◆ **The exercise**
Copy every line of the records below where the word "with" occurs.

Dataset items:
-------------------------

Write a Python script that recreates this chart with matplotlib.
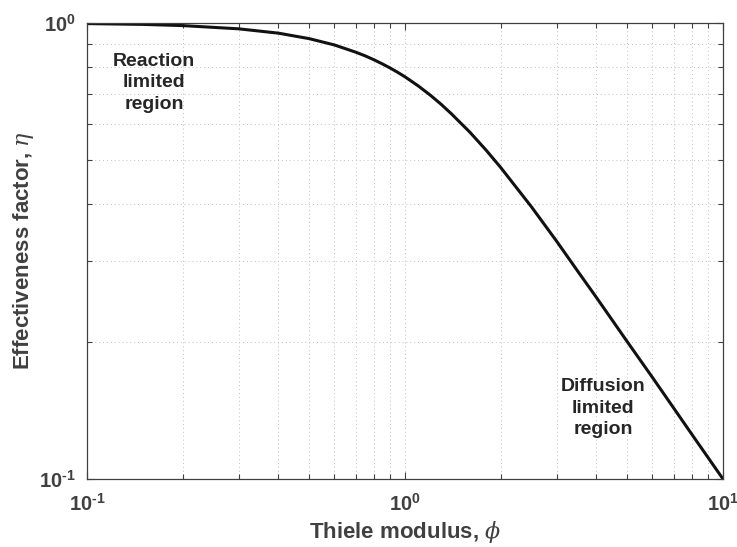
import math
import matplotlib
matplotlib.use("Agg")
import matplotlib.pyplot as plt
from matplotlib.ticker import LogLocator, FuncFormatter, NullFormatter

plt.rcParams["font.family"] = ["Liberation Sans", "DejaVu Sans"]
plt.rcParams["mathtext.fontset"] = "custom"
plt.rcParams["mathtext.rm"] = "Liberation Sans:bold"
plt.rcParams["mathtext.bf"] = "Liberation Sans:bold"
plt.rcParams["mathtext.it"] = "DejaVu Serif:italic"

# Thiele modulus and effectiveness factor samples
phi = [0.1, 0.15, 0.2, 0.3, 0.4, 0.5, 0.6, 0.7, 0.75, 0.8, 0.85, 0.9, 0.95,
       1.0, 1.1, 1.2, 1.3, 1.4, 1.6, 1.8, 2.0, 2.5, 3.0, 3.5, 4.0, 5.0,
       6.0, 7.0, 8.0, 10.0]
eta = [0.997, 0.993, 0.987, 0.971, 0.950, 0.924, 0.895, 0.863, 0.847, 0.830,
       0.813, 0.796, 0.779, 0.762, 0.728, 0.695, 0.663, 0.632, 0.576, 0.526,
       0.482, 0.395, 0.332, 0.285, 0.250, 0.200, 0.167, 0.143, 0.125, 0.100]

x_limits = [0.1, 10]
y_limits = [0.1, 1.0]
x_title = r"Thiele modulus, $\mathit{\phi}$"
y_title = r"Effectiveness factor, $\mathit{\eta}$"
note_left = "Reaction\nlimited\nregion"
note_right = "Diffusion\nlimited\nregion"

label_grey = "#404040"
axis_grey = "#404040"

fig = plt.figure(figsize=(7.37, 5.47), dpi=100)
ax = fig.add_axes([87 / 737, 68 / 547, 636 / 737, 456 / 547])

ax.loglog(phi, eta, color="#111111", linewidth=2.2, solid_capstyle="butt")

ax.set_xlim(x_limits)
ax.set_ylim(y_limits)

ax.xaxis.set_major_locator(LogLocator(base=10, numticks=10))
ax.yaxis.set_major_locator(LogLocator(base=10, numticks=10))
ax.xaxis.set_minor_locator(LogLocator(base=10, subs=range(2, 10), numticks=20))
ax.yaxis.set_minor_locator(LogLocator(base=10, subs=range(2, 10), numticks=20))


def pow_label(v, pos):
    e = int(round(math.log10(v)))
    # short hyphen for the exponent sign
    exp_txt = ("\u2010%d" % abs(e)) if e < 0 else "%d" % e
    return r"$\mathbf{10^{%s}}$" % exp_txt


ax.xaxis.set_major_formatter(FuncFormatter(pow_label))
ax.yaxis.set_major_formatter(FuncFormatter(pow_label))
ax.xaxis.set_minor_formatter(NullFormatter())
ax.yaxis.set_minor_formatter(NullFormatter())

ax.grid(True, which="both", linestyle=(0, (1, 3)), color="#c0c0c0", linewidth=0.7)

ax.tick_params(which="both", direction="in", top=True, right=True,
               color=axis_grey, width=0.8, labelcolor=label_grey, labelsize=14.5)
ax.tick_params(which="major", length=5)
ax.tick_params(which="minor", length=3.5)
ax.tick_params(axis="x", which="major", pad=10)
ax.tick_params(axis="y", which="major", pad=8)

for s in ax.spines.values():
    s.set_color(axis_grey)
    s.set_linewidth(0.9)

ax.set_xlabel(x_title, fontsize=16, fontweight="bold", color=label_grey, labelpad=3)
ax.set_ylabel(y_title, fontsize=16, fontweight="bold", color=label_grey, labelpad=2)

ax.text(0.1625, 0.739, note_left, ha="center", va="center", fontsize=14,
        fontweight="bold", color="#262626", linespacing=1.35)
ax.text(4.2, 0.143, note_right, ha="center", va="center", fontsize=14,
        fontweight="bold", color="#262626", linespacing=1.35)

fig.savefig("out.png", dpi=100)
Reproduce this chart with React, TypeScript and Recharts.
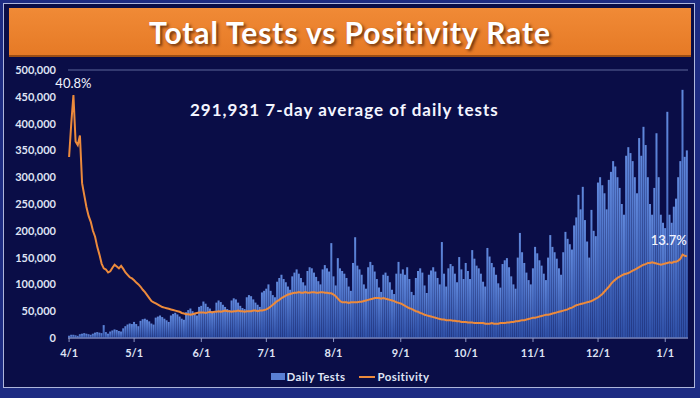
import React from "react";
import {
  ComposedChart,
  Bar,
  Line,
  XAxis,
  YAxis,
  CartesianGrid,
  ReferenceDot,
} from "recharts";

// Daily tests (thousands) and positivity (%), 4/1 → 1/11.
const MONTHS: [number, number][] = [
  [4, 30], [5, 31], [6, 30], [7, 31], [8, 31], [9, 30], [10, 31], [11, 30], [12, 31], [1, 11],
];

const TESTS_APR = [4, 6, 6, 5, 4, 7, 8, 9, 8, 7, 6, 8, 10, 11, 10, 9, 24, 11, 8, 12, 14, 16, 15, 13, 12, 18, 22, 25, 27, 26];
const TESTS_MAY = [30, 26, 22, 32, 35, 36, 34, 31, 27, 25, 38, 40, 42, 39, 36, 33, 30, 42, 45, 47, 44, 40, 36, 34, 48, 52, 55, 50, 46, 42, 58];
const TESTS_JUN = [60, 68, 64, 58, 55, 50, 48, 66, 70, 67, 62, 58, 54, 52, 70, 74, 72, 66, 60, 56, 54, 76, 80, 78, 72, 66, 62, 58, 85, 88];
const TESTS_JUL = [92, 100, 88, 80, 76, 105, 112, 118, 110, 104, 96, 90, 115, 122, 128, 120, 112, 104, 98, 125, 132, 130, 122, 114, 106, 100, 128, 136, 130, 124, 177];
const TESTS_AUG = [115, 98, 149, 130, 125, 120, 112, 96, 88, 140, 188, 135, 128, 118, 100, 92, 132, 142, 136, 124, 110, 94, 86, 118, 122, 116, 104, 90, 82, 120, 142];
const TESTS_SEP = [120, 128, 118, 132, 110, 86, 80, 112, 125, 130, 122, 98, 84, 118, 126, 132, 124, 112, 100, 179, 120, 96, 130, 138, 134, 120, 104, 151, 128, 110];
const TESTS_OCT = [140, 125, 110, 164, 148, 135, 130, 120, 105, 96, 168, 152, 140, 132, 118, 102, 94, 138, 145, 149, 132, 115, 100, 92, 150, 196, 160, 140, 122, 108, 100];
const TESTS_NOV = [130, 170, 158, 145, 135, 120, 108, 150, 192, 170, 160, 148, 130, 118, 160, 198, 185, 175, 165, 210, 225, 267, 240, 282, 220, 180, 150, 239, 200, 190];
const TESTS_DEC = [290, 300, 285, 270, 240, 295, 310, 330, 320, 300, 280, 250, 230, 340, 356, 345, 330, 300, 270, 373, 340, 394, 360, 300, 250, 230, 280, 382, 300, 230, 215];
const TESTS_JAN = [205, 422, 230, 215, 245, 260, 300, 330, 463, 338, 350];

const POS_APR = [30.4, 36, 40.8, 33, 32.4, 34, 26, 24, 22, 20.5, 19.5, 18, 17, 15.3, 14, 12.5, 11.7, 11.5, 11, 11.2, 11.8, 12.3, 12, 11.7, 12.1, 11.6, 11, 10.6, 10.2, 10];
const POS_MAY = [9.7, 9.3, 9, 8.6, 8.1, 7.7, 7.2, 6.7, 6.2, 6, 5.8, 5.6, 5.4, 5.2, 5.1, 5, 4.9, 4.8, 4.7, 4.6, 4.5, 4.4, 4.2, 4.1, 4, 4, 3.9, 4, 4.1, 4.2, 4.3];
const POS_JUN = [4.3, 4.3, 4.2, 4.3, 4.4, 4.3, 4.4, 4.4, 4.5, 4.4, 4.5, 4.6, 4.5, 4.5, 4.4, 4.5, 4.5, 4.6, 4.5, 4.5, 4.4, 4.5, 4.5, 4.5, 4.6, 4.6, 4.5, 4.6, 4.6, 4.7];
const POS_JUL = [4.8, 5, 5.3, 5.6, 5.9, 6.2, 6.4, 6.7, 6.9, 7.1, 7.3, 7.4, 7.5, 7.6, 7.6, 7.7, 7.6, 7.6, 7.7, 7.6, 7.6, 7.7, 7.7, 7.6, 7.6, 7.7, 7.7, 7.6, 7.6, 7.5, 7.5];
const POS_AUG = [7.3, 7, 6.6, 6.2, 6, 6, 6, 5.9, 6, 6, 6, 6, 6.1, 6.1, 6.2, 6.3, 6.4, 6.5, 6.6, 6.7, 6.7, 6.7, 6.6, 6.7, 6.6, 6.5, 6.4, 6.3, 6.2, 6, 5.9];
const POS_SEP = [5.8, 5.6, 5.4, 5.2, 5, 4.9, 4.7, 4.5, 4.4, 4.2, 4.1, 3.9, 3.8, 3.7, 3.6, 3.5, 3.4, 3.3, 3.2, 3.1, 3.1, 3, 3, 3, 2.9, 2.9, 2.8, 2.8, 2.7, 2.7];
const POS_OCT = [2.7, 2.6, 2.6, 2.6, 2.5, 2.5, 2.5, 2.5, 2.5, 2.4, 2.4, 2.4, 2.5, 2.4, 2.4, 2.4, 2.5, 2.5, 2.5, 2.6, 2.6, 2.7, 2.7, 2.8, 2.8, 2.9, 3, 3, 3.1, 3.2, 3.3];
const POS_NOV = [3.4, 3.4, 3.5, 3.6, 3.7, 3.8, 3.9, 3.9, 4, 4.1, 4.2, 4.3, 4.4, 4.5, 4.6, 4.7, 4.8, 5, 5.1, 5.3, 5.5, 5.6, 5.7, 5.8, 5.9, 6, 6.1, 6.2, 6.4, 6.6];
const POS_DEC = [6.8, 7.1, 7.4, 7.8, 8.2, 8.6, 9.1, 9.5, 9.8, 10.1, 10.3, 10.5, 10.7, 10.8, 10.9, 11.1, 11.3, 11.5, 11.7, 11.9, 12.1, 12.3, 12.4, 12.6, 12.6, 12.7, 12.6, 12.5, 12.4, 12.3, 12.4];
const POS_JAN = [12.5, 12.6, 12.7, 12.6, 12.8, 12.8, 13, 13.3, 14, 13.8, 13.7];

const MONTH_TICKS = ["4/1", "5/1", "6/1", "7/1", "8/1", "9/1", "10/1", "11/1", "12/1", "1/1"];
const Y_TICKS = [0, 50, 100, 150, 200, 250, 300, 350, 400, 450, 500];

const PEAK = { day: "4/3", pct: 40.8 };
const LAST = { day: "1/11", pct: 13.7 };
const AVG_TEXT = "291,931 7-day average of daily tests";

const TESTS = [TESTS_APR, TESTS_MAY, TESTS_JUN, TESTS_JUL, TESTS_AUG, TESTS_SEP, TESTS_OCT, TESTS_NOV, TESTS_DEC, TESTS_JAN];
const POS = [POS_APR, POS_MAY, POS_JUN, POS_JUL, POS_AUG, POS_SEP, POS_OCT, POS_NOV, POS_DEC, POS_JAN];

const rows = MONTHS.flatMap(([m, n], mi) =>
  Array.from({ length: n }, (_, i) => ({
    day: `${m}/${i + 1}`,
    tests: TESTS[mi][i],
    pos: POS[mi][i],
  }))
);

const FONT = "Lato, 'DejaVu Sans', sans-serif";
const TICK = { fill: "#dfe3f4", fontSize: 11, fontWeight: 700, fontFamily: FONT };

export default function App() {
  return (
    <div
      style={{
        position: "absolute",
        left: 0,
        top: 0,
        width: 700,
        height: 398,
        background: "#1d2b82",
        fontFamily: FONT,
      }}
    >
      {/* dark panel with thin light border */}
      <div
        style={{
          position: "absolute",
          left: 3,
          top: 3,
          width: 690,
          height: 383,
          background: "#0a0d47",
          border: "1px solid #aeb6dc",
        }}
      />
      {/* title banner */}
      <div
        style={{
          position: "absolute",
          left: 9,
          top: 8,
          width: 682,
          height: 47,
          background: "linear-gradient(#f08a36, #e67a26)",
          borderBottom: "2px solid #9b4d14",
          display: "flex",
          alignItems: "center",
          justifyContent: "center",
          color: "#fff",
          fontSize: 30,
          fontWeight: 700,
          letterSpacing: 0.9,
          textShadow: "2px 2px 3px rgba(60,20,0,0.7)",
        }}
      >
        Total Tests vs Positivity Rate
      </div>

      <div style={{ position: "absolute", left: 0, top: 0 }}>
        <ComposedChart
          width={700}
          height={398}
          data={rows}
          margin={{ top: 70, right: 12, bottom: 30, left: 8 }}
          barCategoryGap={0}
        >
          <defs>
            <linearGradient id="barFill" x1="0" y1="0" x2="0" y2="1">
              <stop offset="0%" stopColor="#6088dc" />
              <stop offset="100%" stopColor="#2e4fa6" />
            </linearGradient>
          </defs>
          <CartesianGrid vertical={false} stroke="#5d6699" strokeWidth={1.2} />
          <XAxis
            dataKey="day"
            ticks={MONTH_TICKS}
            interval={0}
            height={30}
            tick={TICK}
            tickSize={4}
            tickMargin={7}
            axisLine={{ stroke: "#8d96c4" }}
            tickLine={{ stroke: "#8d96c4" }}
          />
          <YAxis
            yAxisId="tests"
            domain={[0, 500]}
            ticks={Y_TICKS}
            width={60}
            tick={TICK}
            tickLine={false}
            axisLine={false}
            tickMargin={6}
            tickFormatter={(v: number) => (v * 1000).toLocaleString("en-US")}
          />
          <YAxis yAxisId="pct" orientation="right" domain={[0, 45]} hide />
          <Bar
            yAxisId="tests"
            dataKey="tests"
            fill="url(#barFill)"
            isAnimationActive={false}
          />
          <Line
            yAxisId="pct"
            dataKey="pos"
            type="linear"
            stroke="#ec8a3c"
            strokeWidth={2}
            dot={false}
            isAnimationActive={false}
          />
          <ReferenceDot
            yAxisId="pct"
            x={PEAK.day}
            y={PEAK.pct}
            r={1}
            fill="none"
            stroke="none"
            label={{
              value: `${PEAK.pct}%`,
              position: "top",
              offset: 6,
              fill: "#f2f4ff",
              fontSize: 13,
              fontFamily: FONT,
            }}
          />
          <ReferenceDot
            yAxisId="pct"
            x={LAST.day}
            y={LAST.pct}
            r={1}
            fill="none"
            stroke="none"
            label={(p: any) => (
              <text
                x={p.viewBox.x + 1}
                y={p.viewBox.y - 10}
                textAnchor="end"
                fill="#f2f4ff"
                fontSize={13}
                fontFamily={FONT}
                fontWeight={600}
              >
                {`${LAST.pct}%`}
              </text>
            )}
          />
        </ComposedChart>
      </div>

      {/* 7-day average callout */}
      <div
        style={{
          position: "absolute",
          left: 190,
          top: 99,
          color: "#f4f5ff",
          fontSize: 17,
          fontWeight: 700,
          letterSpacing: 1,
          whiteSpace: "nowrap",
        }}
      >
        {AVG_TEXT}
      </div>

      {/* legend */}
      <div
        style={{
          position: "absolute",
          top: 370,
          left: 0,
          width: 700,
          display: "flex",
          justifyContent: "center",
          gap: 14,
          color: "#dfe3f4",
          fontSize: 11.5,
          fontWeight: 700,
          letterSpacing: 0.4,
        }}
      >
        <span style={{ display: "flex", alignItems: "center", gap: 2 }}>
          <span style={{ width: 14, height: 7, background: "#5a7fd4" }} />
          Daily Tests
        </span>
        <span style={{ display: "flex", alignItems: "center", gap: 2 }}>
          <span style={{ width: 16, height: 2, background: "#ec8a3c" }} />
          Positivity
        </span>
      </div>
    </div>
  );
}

-------------------------

◆ **Completed exercise**
Write a Python script that recreates this chart with matplotlib.
Reproduce this chart with React, TypeScript and Recharts.
      {/* dark panel with thin light border */}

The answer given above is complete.